Malcolm Gladwell is the author of iconic books including Blink and The Tipping Point. He has a formula for most of his work: find a core assumption about the world that everyone assumes is correct, then prove that the opposite is actually correct. (For example, in Blink one assumption was that rigorous, detailed study of something like a work of art would lead to the best determination of whether it was a forgery; but it turns out that the best forgery detectors in the world actually operate on gut instinct that happens in a flash...or do they? You see how this works.) This Gladwell Inversion makes for really interesting reading (I thought Blink was terrific), and when he tells anecdotes, it's riveting stuff -- the man is a veritable Teachable Moment Machine, full of stories that lead to lessons. To wrap up our week of TED Talks, here's my favorite Gladwell TED presentation.

In this talk from 2004, Gladwell talks about food. Yeah. Food. And it's frickin' amazing. Here is a 17-minute lecture crammed full of stories about the development of various foods (primarily spaghetti sauces, coffees, and mustards) and what that process of food design tells us about ourselves, our diversity as people, and what actually makes us happy. It's all about the work of Howard Moskowitz, a Psychophysicist who worked on tons of important mass-market foods.

Topics: Howard Moskowitz, looking for the perfect Diet Pepsi(s), zesty pickles, the relative merits of Ragu and Prego, a Dead Tomato's Society, the three classes of spaghetti sauces Americans like, the super-diversity of modern sauce, "the mind knows not what the tongue wants," Grey Poupon as an aspirational mustard, and how coffee clusters can make us happier.

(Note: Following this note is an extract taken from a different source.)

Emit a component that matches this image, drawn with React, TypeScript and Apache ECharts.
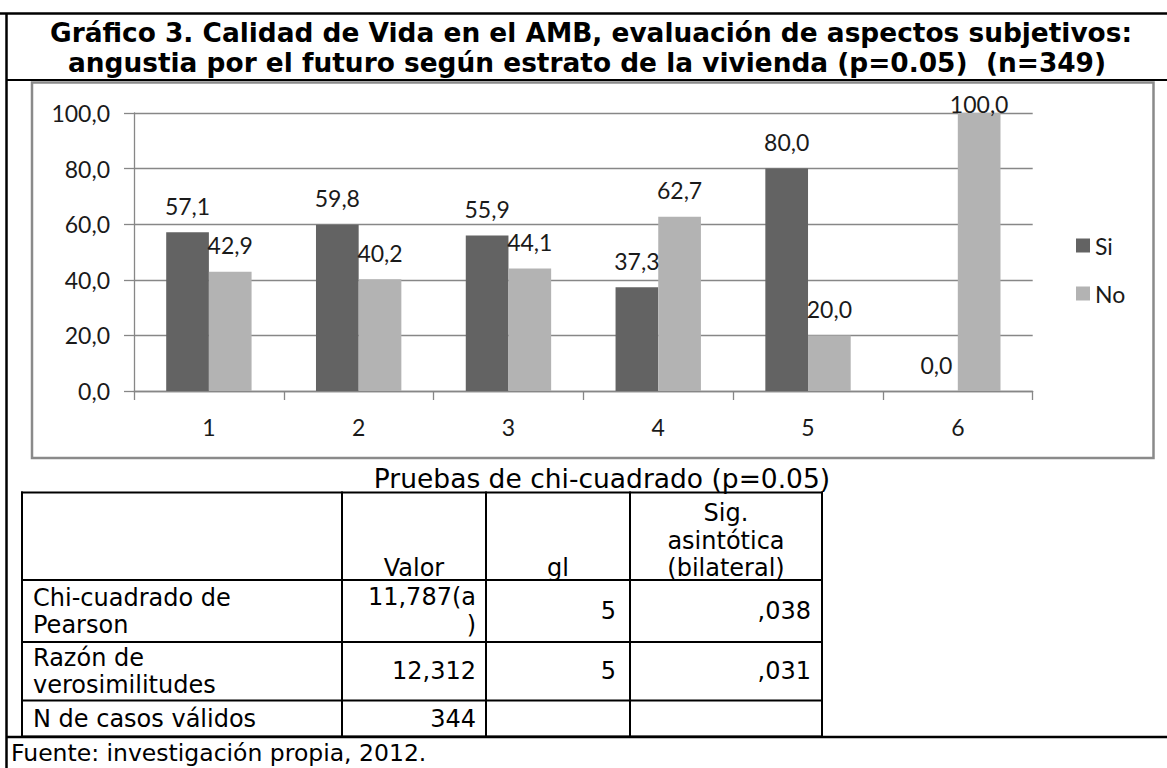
import React, { useEffect, useRef } from "react";
import * as echarts from "echarts";

const titleLines = [
  "Gráfico 3. Calidad de Vida en el AMB, evaluación de aspectos subjetivos:",
  "angustia por el futuro según estrato de la vivienda (p=0.05)  (n=349)",
];
const categories = ["1", "2", "3", "4", "5", "6"];
const siValues = [57.1, 59.8, 55.9, 37.3, 80.0, 0.0];
const noValues = [42.9, 40.2, 44.1, 62.7, 20.0, 100.0];
const seriesNames = ["Si", "No"];
const yMin = 0;
const yMax = 100;
const yInterval = 20;

const tableTitle = "Pruebas de chi-cuadrado (p=0.05)";
const headerValor = "Valor";
const headerGl = "gl";
const headerSig = ["Sig.", "asintótica", "(bilateral)"];
const rowLabels = [["Chi-cuadrado de", "Pearson"], ["Razón de", "verosimilitudes"], ["N de casos válidos"]];
const rowValor = [["11,787(a", ")"], ["12,312"], ["344"]];
const rowGl = ["5", "5", ""];
const rowSig = [",038", ",031", ""];
const sourceText = "Fuente: investigación propia, 2012.";

const fmt = (v: number) => v.toFixed(1).replace(".", ",");

export default function App() {
  const ref = useRef<HTMLDivElement>(null);
  useEffect(() => {
    if (!ref.current) return;
    const chart = echarts.init(ref.current, null, { renderer: "svg" });
    const chartFont = "Lato";
    const tFont = "DejaVu Sans";
    const labelColor = "#1a1a1a";
    const axisGray = "#878787";

    const mkData = (vals: number[]) =>
      vals.map((v) => (v >= yMax ? { value: v, label: { distance: -2 } } : v));

    const graphics: any[] = [];
    const line = (x1: number, y1: number, x2: number, y2: number, w = 2, color = "#000") =>
      graphics.push({ type: "line", silent: true, z: 100, shape: { x1, y1, x2, y2 }, style: { stroke: color, lineWidth: w } });
    const text = (t: string, x: number, y: number, align: string, size = 24, weight = "normal") =>
      graphics.push({
        type: "text",
        silent: true,
        z: 100,
        style: { text: t, x, y, textAlign: align, textVerticalAlign: "middle", font: `${weight} ${size}px "${tFont}"`, fill: "#000" },
      });

    // outer frame
    line(0, 13.5, 1167, 13.5, 2.5);
    line(6.5, 13, 6.5, 768, 2.5);
    line(6.5, 80, 1167, 80, 2);
    line(6.5, 737, 1167, 737, 2.5);
    // title
    text(titleLines[0], 591, 32, "center", 26.4, "bold");
    text(titleLines[1], 587, 62, "center", 26.4, "bold");
    // chart box
    graphics.push({
      type: "rect",
      silent: true,
      z: 100,
      shape: { x: 32, y: 82.5, width: 1121.5, height: 375.5 },
      style: { fill: "none", stroke: "#8a8a8a", lineWidth: 2.5 },
    });
    // table
    const tx = [22, 342, 486, 630, 822];
    const ty = [492.5, 580, 642, 700.5, 736.5];
    text(tableTitle, 602, 478, "center", 26.5);
    ty.forEach((y) => line(tx[0] - 1, y, tx[4] + 1, y, 2));
    tx.forEach((x) => line(x, ty[0] - 1, x, ty[4] + 1, 2));
    text(headerValor, (tx[1] + tx[2]) / 2, 568, "center");
    text(headerGl, (tx[2] + tx[3]) / 2, 568, "center");
    headerSig.forEach((s, i) => text(s, (tx[3] + tx[4]) / 2, 513 + i * 27.5, "center"));
    rowLabels.forEach((lines, r) => {
      const top = ty[r + 1];
      const bot = ty[r + 2];
      const mid = (top + bot) / 2;
      lines.forEach((l, i) => text(l, 33, mid + (i - (lines.length - 1) / 2) * 27, "left"));
      const vals = rowValor[r];
      vals.forEach((l, i) => text(l, tx[2] - 10, mid + (i - (vals.length - 1) / 2) * 28, "right"));
      if (rowGl[r]) text(rowGl[r], tx[3] - 14, mid, "right");
      if (rowSig[r]) text(rowSig[r], tx[4] - 11, mid, "right");
    });
    text(sourceText, 11, 753, "left", 23.5);

    const option: any = {
      animation: false,
      backgroundColor: "#ffffff",
      grid: { left: 134, right: 134.3, top: 113, bottom: 377, containLabel: false },
      legend: {
        orient: "vertical",
        left: 1071,
        top: 229,
        itemWidth: 14,
        itemHeight: 14,
        itemGap: 25,
        icon: "rect",
        textStyle: { fontFamily: chartFont, fontSize: 23, color: labelColor },
        data: seriesNames,
      },
      xAxis: {
        type: "category",
        data: categories,
        axisLine: { lineStyle: { color: axisGray, width: 1.3 } },
        axisTick: { show: true, length: 9, lineStyle: { color: axisGray, width: 1.3 } },
        axisLabel: { fontFamily: chartFont, fontSize: 23, color: labelColor, margin: 24 },
      },
      yAxis: {
        type: "value",
        min: yMin,
        max: yMax,
        interval: yInterval,
        axisLine: { show: true, lineStyle: { color: axisGray, width: 1.3 } },
        axisTick: { show: true, length: 10, lineStyle: { color: axisGray, width: 1.3 } },
        splitLine: { lineStyle: { color: axisGray, width: 1.3 } },
        axisLabel: { fontFamily: chartFont, fontSize: 23, color: labelColor, margin: 24, formatter: (v: number) => fmt(v) },
      },
      series: [
        {
          name: seriesNames[0],
          type: "bar",
          data: mkData(siValues),
          barGap: "0%",
          barCategoryGap: "43%",
          itemStyle: { color: "#636363" },
          label: { show: true, position: "top", distance: 15, fontFamily: chartFont, fontSize: 23, color: labelColor, formatter: (p: any) => fmt(p.value) },
        },
        {
          name: seriesNames[1],
          type: "bar",
          data: mkData(noValues),
          barGap: "0%",
          barCategoryGap: "43%",
          itemStyle: { color: "#b3b3b3" },
          label: { show: true, position: "top", distance: 15, fontFamily: chartFont, fontSize: 23, color: labelColor, formatter: (p: any) => fmt(p.value) },
        },
      ],
      graphic: graphics,
    };
    chart.setOption(option);
    return () => chart.dispose();
  }, []);
  return <div ref={ref} style={{ position: "absolute", left: 0, top: 0, width: 1167, height: 768, background: "#fff" }} />;
}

For: everyone. Especially people who eat food.

Further Reading

This one's easy: Gladwell published an essay on this topic called The Ketchup Conundrum and it's online for free (as are lots of his articles -- his website is basically its own Long Reads treasure trove). And of course, there's the Gladwell Trifecta: The Tipping Point: How Little Things Can Make a Big Difference, Blink: The Power of Thinking Without Thinking, and Outliers: The Story of Success. If you're really into Gladwell, check out Malcolm Gladwell: Collected.

Transcript

TED provides an interactive transcript as well as subtitles, downloads with subtitles, and so on.

Suggest a Lecture

Got a favorite lecture? Is it online in some video format? Leave a comment and we'll check it out!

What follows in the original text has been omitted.